Su estafa piramidal, también llamada engaño Ponzi, afectó a miles de inversores de todo el mundo (en España se cobró cerca de 3.000 millones de euros, la mayoría de clientes del Banco Santander). El método es sencillo. Se trata simplemente de pagar los beneficios prometidos a los antiguos inversores con el dinero de los nuevos. El sistema no falla hasta que los clientes solicitan la devolución de sus fondos, que es precisamente lo que pasó. Uno de los requisitos imprescindibles para que el timo funcione es, por tanto, que se incorporen continuamente nuevos inversores. Algo que Madoff consiguió sirviéndose de su reputación. Su éxito fue tal que rechazó a varios millonarios interesados en invertir. Sólo se podía entrar en el selecto grupo de los elegidos por invitación expresa.

El prestigio de Madoff fue, pues, la clave del negocio, el gancho del timo. Y eso le encantaba. Le gustaba que la gente rica contase con él, que le adulasen, que le desearan. 'Era algo que le ennoblecía', cuenta un amigo suyo en el New York Magazine.

Pero lo que no se le puede reprochar a Bernie es que se ganó su reputación a pulso. Madoff se hizo a sí mismo. Fundó su compañía en 1960 con los ahorros de su trabajo como vigilante de la playa. En los años 80, antes de que, según declaró al juez, iniciase su ya histórica estafa, había hecho de su empresa una de las mayores operadoras independientes en la industria de las securities, revolucionando de paso el modo de intercambiar activos -fue el primero en apostar por los ordenadores-. Consiguió que la gente le confiase sus ahorros, especialmente la comunidad judía, que saldría luego especialmente perjudicada por la trama -el premio Nobel de la Paz Elie Wiesel, cuya fundación perdió 10 millones de dólares en la estafa piramidal, considera que 'psicópata es un término demasiado amable para calificar a Madoff'-. Su sello personal: ofrecer una rentabilidad superior al 10%, con independencia del comportamiento de los mercados. Así se ganó el apodo del bono judío.

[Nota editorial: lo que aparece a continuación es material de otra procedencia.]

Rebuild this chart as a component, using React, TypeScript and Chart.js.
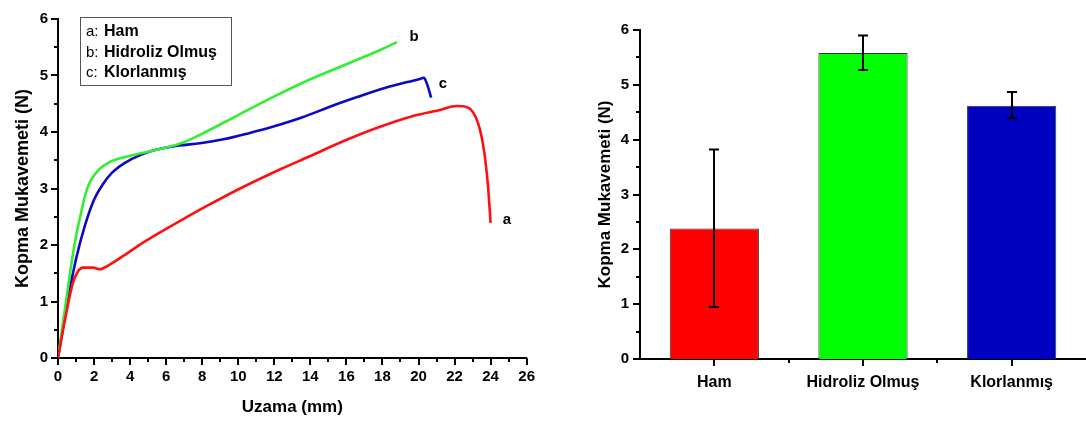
import React, { useEffect, useRef } from 'react';
import { Chart, registerables } from 'chart.js';

Chart.register(...registerables);

const FONT = '"Liberation Sans", Arial, sans-serif';

// ---- Left chart: stress-strain curves ----
const hamX = [0, 0.4, 0.8, 1.1, 1.39, 1.94, 2.32, 2.8, 3.69, 4.42, 5.54, 6.9, 8.31, 10.1, 12.4, 13.97, 15.85, 17.75, 19.66, 21.2, 22.1, 22.7, 23.3, 23.65, 23.85, 24.0];
const hamY = [0, 0.7, 1.3, 1.53, 1.6, 1.6, 1.57, 1.64, 1.82, 1.98, 2.2, 2.45, 2.7, 3.0, 3.35, 3.57, 3.84, 4.08, 4.28, 4.39, 4.46, 4.44, 4.16, 3.64, 3.06, 2.39];

const hidX = [0, 0.42, 0.9, 1.37, 1.6, 1.85, 2.32, 2.77, 3.5, 4.42, 5.94, 6.9, 7.87, 10.0, 12.0, 13.97, 16.0, 18.0, 18.8];
const hidY = [0, 0.95, 1.98, 2.7, 2.98, 3.16, 3.35, 3.45, 3.54, 3.61, 3.72, 3.81, 3.95, 4.3, 4.63, 4.93, 5.2, 5.47, 5.59];

const klorX = [0, 0.5, 1.0, 1.5, 2.0, 2.5, 3.0, 3.69, 4.62, 5.37, 6.7, 7.87, 9.18, 10.5, 12.0, 13.56, 15.26, 16.6, 18.13, 20.07, 20.3, 20.46, 20.7];
const klorY = [0, 0.95, 1.75, 2.35, 2.8, 3.08, 3.28, 3.45, 3.6, 3.68, 3.76, 3.8, 3.87, 3.97, 4.1, 4.26, 4.47, 4.62, 4.78, 4.94, 4.96, 4.86, 4.61];

const legendKeys = ['a', 'b', 'c'];
const legendNames = ['Ham', 'Hidroliz Olmuş', 'Klorlanmış'];

// ---- Right chart: bar chart with error bars ----
const barCategories = ['Ham', 'Hidroliz Olmuş', 'Klorlanmış'];
const barValues = [2.38, 5.58, 4.62];
const errLow = [0.95, 5.27, 4.39];
const errHigh = [3.82, 5.9, 4.87];

const RED = '#ff1010';
const GREEN = '#33ee33';
const BLUE = '#0a0ac4';

function zip(xs: number[], ys: number[]) {
  return xs.map((x, i) => ({ x, y: ys[i] }));
}

function range(a: number, b: number, step: number) {
  const out: number[] = [];
  for (let v = a; v <= b + 1e-9; v += step) out.push(Math.round(v * 1000) / 1000);
  return out;
}

type TickSpec = { axis: 'x' | 'y'; values: number[]; len: number };

function makeTickPlugin(specs: TickSpec[]) {
  return {
    id: 'axisTicks',
    afterDraw(chart: any) {
      const ctx = chart.ctx;
      ctx.save();
      ctx.strokeStyle = '#000';
      ctx.lineWidth = 2;
      for (const t of specs) {
        const s = chart.scales[t.axis];
        for (const v of t.values) {
          const p = Math.round(s.getPixelForValue(v));
          ctx.beginPath();
          if (t.axis === 'x') {
            ctx.moveTo(p, s.top);
            ctx.lineTo(p, s.top + t.len);
          } else {
            ctx.moveTo(s.right, p);
            ctx.lineTo(s.right - t.len, p);
          }
          ctx.stroke();
        }
      }
      ctx.restore();
    },
  };
}

const leftAnnotations = [
  { text: 'b', x: 19.75, y: 5.69 },
  { text: 'c', x: 21.35, y: 4.85 },
  { text: 'a', x: 24.9, y: 2.45 },
];

const leftDecorPlugin = {
  id: 'leftDecor',
  afterDraw(chart: any) {
    const ctx = chart.ctx;
    const xs = chart.scales.x;
    const ys = chart.scales.y;
    ctx.save();
    // legend box
    ctx.strokeStyle = '#555';
    ctx.lineWidth = 1;
    ctx.strokeRect(80.5, 17.5, 151, 68);
    ctx.textBaseline = 'middle';
    ctx.fillStyle = '#000';
    for (let i = 0; i < legendKeys.length; i++) {
      const y = 32 + i * 20.5;
      ctx.font = `15px ${FONT}`;
      ctx.textAlign = 'left';
      ctx.fillText(legendKeys[i] + ':', 86, y);
      ctx.font = `bold 16px ${FONT}`;
      ctx.fillText(legendNames[i], 104, y);
    }
    // curve labels
    ctx.font = `bold 15px ${FONT}`;
    ctx.textAlign = 'center';
    for (const a of leftAnnotations) {
      ctx.fillText(a.text, xs.getPixelForValue(a.x), ys.getPixelForValue(a.y));
    }
    ctx.restore();
  },
};

const errorBarPlugin = {
  id: 'errorBars',
  afterDatasetsDraw(chart: any) {
    const ctx = chart.ctx;
    const xs = chart.scales.x;
    const ys = chart.scales.y;
    ctx.save();
    ctx.strokeStyle = '#000';
    ctx.lineWidth = 2;
    for (let i = 0; i < barValues.length; i++) {
      const x = Math.round(xs.getPixelForValue(i));
      const y1 = ys.getPixelForValue(errLow[i]);
      const y2 = ys.getPixelForValue(errHigh[i]);
      ctx.beginPath();
      ctx.moveTo(x, y1);
      ctx.lineTo(x, y2);
      ctx.moveTo(x - 5, y1);
      ctx.lineTo(x + 5, y1);
      ctx.moveTo(x - 5, y2);
      ctx.lineTo(x + 5, y2);
      ctx.stroke();
    }
    ctx.restore();
  },
};

function LeftChart() {
  const ref = useRef<HTMLCanvasElement>(null);
  useEffect(() => {
    const lineDs = (data: any[], color: string) => ({
      data,
      borderColor: color,
      backgroundColor: color,
      borderWidth: 2.6,
      pointRadius: 0,
      cubicInterpolationMode: 'monotone',
      fill: false,
    });
    const chart = new Chart(ref.current!, {
      type: 'line',
      data: {
        datasets: [
          lineDs(zip(hamX, hamY), RED),
          lineDs(zip(hidX, hidY), GREEN),
          lineDs(zip(klorX, klorY), BLUE),
        ],
      },
      options: {
        animation: false,
        responsive: false,
        devicePixelRatio: 1,
        layout: { padding: { top: 14, right: 18, left: 0, bottom: 0 } },
        plugins: { legend: { display: false }, tooltip: { enabled: false } },
        scales: {
          x: {
            type: 'linear',
            min: 0,
            max: 26,
            afterFit: (s: any) => { s.height = 63; },
            grid: { display: false, drawTicks: false },
            border: { display: true, color: '#000', width: 2 },
            ticks: { stepSize: 2, padding: 10, color: '#000', font: { family: FONT, size: 15, weight: 'bold' } },
            title: { display: true, text: 'Uzama (mm)', color: '#000', padding: { top: 0, bottom: 3 }, font: { family: FONT, size: 17, weight: 'bold' } },
          },
          y: {
            type: 'linear',
            min: 0,
            max: 6,
            afterFit: (s: any) => { s.width = 58; },
            grid: { display: false, drawTicks: false },
            border: { display: true, color: '#000', width: 2 },
            ticks: { stepSize: 1, padding: 10, color: '#000', font: { family: FONT, size: 15, weight: 'bold' } },
            title: { display: true, text: 'Kopma Mukavemeti (N)', color: '#000', padding: { top: 12, bottom: 0 }, font: { family: FONT, size: 18, weight: 'bold' } },
          },
        },
      },
      plugins: [
        makeTickPlugin([
          { axis: 'x', values: range(0, 26, 2), len: 7 },
          { axis: 'x', values: range(1, 25, 2), len: 4 },
          { axis: 'y', values: range(0, 6, 1), len: 7 },
          { axis: 'y', values: range(0.5, 5.5, 1), len: 4 },
        ]),
        leftDecorPlugin,
      ],
    } as any);
    return () => chart.destroy();
  }, []);
  return <canvas ref={ref} width={545} height={421} style={{ position: 'absolute', left: 0, top: 0, width: 545, height: 421 }} />;
}

function RightChart() {
  const ref = useRef<HTMLCanvasElement>(null);
  useEffect(() => {
    const chart = new Chart(ref.current!, {
      type: 'bar',
      data: {
        labels: barCategories,
        datasets: [
          {
            data: barValues,
            backgroundColor: ['#ff0000', '#00ff00', '#0000c0'],
            borderColor: '#333',
            borderWidth: 1,
            barPercentage: 0.6,
            categoryPercentage: 1,
          },
        ],
      },
      options: {
        animation: false,
        responsive: false,
        devicePixelRatio: 1,
        layout: { padding: { top: 30, right: 0, left: 0, bottom: 0 } },
        plugins: { legend: { display: false }, tooltip: { enabled: false } },
        scales: {
          x: {
            type: 'category',
            offset: true,
            afterFit: (s: any) => { s.height = 62; },
            grid: { display: false, drawTicks: false },
            border: { display: true, color: '#000', width: 2 },
            ticks: { padding: 14, color: '#000', font: { family: FONT, size: 16, weight: 'bold' } },
          },
          y: {
            type: 'linear',
            min: 0,
            max: 6,
            afterFit: (s: any) => { s.width = 80; },
            grid: { display: false, drawTicks: false },
            border: { display: true, color: '#000', width: 2 },
            ticks: { stepSize: 1, padding: 11, color: '#000', font: { family: FONT, size: 15, weight: 'bold' } },
            title: { display: true, text: 'Kopma Mukavemeti (N)', color: '#000', padding: { top: 35, bottom: 0 }, font: { family: FONT, size: 17, weight: 'bold' } },
          },
        },
      },
      plugins: [
        makeTickPlugin([
          { axis: 'x', values: [0, 1, 2], len: 7 },
          { axis: 'x', values: [0.5, 1.5], len: 4 },
          { axis: 'y', values: range(0, 6, 1), len: 7 },
          { axis: 'y', values: range(0.5, 5.5, 1), len: 4 },
        ]),
        errorBarPlugin,
      ],
    } as any);
    return () => chart.destroy();
  }, []);
  return <canvas ref={ref} width={526} height={421} style={{ position: 'absolute', left: 560, top: 0, width: 526, height: 421 }} />;
}

export default function App() {
  return (
    <div style={{ position: 'absolute', left: 0, top: 0, width: 1086, height: 421, background: '#fff', overflow: 'hidden' }}>
      <LeftChart />
      <RightChart />
    </div>
  );
}
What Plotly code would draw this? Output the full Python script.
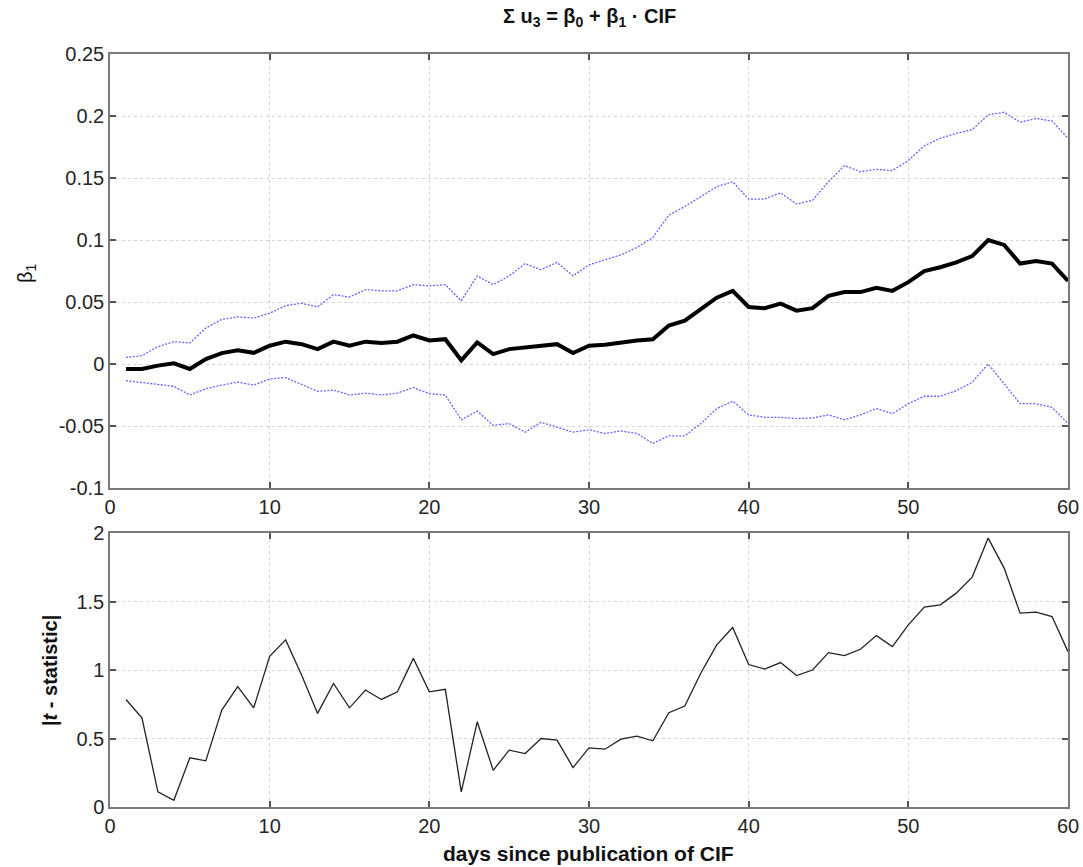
import plotly.graph_objects as go

days = list(range(1, 61))

beta1 = [-0.004, -0.004, -0.0013, 0.0005, -0.004, 0.004, 0.0088, 0.011, 0.009, 0.0147,
         0.018, 0.016, 0.012, 0.018, 0.0147, 0.018, 0.017, 0.018, 0.023, 0.019,
         0.020, 0.003, 0.0174, 0.008, 0.012, 0.0134, 0.0147, 0.016, 0.0088, 0.0147,
         0.0155, 0.0174, 0.019, 0.020, 0.031, 0.035, 0.044, 0.0535, 0.059, 0.046,
         0.045, 0.0487, 0.043, 0.045, 0.055, 0.058, 0.058, 0.0615, 0.059, 0.066,
         0.075, 0.078, 0.082, 0.087, 0.100, 0.096, 0.081, 0.083, 0.081, 0.067]

upper = [0.0053, 0.0067, 0.014, 0.018, 0.017, 0.029, 0.036, 0.038, 0.037, 0.041,
         0.047, 0.049, 0.046, 0.056, 0.054, 0.060, 0.059, 0.059, 0.064, 0.063,
         0.064, 0.051, 0.071, 0.064, 0.071, 0.081, 0.076, 0.082, 0.071, 0.080,
         0.084, 0.088, 0.094, 0.102, 0.120, 0.127, 0.135, 0.143, 0.147, 0.133,
         0.133, 0.138, 0.129, 0.132, 0.147, 0.160, 0.155, 0.157, 0.156, 0.164,
         0.176, 0.182, 0.186, 0.189, 0.201, 0.203, 0.195, 0.198, 0.196, 0.182]

lower = [-0.0134, -0.015, -0.0166, -0.018, -0.025, -0.020, -0.017, -0.0147, -0.017, -0.012,
         -0.011, -0.0166, -0.022, -0.021, -0.025, -0.0235, -0.025, -0.0235, -0.019, -0.024,
         -0.025, -0.045, -0.038, -0.0495, -0.048, -0.055, -0.047, -0.051, -0.055, -0.053,
         -0.056, -0.054, -0.056, -0.064, -0.058, -0.058, -0.048, -0.036, -0.030, -0.041,
         -0.043, -0.043, -0.044, -0.0435, -0.041, -0.045, -0.041, -0.036, -0.040, -0.032,
         -0.026, -0.026, -0.0215, -0.0147, 0.000, -0.016, -0.032, -0.032, -0.035, -0.048]

tstat = [0.785, 0.651, 0.11, 0.049, 0.359, 0.337, 0.707, 0.878, 0.724, 1.10,
         1.22, 0.963, 0.683, 0.902, 0.724, 0.854, 0.785, 0.841, 1.085, 0.841,
         0.859, 0.11, 0.622, 0.268, 0.415, 0.39, 0.50, 0.488, 0.288, 0.432,
         0.422, 0.495, 0.517, 0.483, 0.688, 0.737, 0.976, 1.183, 1.31, 1.04,
         1.007, 1.054, 0.959, 1.0, 1.127, 1.105, 1.151, 1.251, 1.171, 1.329,
         1.459, 1.476, 1.561, 1.678, 1.963, 1.744, 1.415, 1.422, 1.39, 1.134]

top_yticks = [-0.1, -0.05, 0, 0.05, 0.1, 0.15, 0.2, 0.25]
top_yticklabels = ["-0.1", "-0.05", "0", "0.05", "0.1", "0.15", "0.2", "0.25"]
bot_yticks = [0, 0.5, 1, 1.5, 2]
bot_yticklabels = ["0", "0.5", "1", "1.5", "2"]
xticks = [0, 10, 20, 30, 40, 50, 60]

FONT = "Liberation Sans, Arial"
blue = "#6464ff"
fig = go.Figure()
fig.add_trace(go.Scatter(x=days, y=upper, mode="lines", line=dict(color=blue, width=1.3, dash="2px,1.5px"),
                         xaxis="x", yaxis="y", showlegend=False))
fig.add_trace(go.Scatter(x=days, y=lower, mode="lines", line=dict(color=blue, width=1.3, dash="2px,1.5px"),
                         xaxis="x", yaxis="y", showlegend=False))
fig.add_trace(go.Scatter(x=days, y=beta1, mode="lines", line=dict(color="black", width=4),
                         xaxis="x", yaxis="y", showlegend=False))
fig.add_trace(go.Scatter(x=days, y=tstat, mode="lines", line=dict(color="#222222", width=1.3),
                         xaxis="x2", yaxis="y2", showlegend=False))

W, H = 1083, 867
xdom = [110 / W, 1068 / W]
ax_common = dict(showline=True, linecolor="#7a7a7a", linewidth=1.5, mirror="all",
                 ticks="inside", ticklen=6, tickcolor="#555555", tickwidth=1.5,
                 showgrid=True, gridcolor="#d6d6d6", griddash="dot", gridwidth=1,
                 zeroline=False, automargin=False,
                 tickfont=dict(family=FONT, size=20, color="#262626"))

fig.update_layout(
    template="none",
    width=W, height=H,
    margin=dict(l=0, r=0, t=0, b=0, pad=0),
    plot_bgcolor="white", paper_bgcolor="white",
    xaxis=dict(domain=xdom, range=[0, 60], tickvals=xticks, anchor="y", **ax_common),
    yaxis=dict(domain=[1 - 488 / H, 1 - 54 / H], range=[-0.1, 0.25], tickvals=top_yticks,
               ticktext=top_yticklabels, anchor="x", **ax_common),
    xaxis2=dict(domain=xdom, range=[0, 60], tickvals=xticks, anchor="y2", **ax_common),
    yaxis2=dict(domain=[1 - 807 / H, 1 - 533 / H], range=[0, 2], tickvals=bot_yticks,
                ticktext=bot_yticklabels, anchor="x2", **ax_common),
    annotations=[
        dict(text="<b>Σ u<sub>3</sub> = β<sub>0</sub> + β<sub>1</sub> · CIF</b>", xref="paper", yref="paper",
             x=589 / W, y=1 - 17 / H, showarrow=False, xanchor="center", yanchor="middle",
             font=dict(family=FONT, size=20, color="#111111")),
        dict(text="β<sub>1</sub>", xref="paper", yref="paper", x=27 / W, y=1 - 273 / H,
             showarrow=False, textangle=-90, xanchor="center", yanchor="middle",
             font=dict(family=FONT, size=20, color="#111111")),
        dict(text="<b>|<i>t</i> - statistic|</b>", xref="paper", yref="paper", x=50 / W, y=1 - 671 / H,
             showarrow=False, textangle=-90, xanchor="center", yanchor="middle",
             font=dict(family=FONT, size=20, color="#111111")),
        dict(text="<b>days since publication of CIF</b>", xref="paper", yref="paper", x=588 / W, y=1 - 853 / H,
             showarrow=False, xanchor="center", yanchor="middle",
             font=dict(family=FONT, size=21, color="#111111")),
    ],
)

fig.write_html("out.html")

Una de las facetas de Madoff que más sorprendieron cuando se destapó su conjura es la frialdad con la que mantuvo las apariencias durante tantos años. Su imagen era la de un respetable hombre del establishment estadounidense, la de un rico filántropo. Trajes caros, reloj de oro; actitud sosegada y firme, revestida de la autoridad de quien se sabe maestro de la profesión. Causa estupor verle en las conferencias que pronunciaba hasta poco antes de su detención. No le temblaba el pulso al hablar sobre los futuros desafíos del mercado de valores, sabiendo que al mismo tiempo estaba timando miles de millones de dólares. Aunque al final se desmoronó y se lo contó a sus hijos, que dieron la alerta al FBI.

Pero a Madoff siempre se le recordará por la naturaleza de sus víctimas. Fueron las grandes fortunas en vez de la gente humilde las que sufrieron la catástrofe. Entre ellas celebridades de la talla del director de cine Steven Spielberg o del ex gobernador de Nueva York Eliot Spitzer. La blogosfera se inundó de comentarios congratulándose de que la codicia hiciera que los ricos lo fueran menos. Ninguno de ellos se preguntó dónde estaba su dinero o cómo conseguía su Mesías tan alta rentabilidad hasta que explotó el caso. Y entonces ya era demasiado tarde. Creían que estaban consiguiendo duros a cuatro pesetas, cuando en realidad estaban comprando humo. Eso sí, humo glamouroso.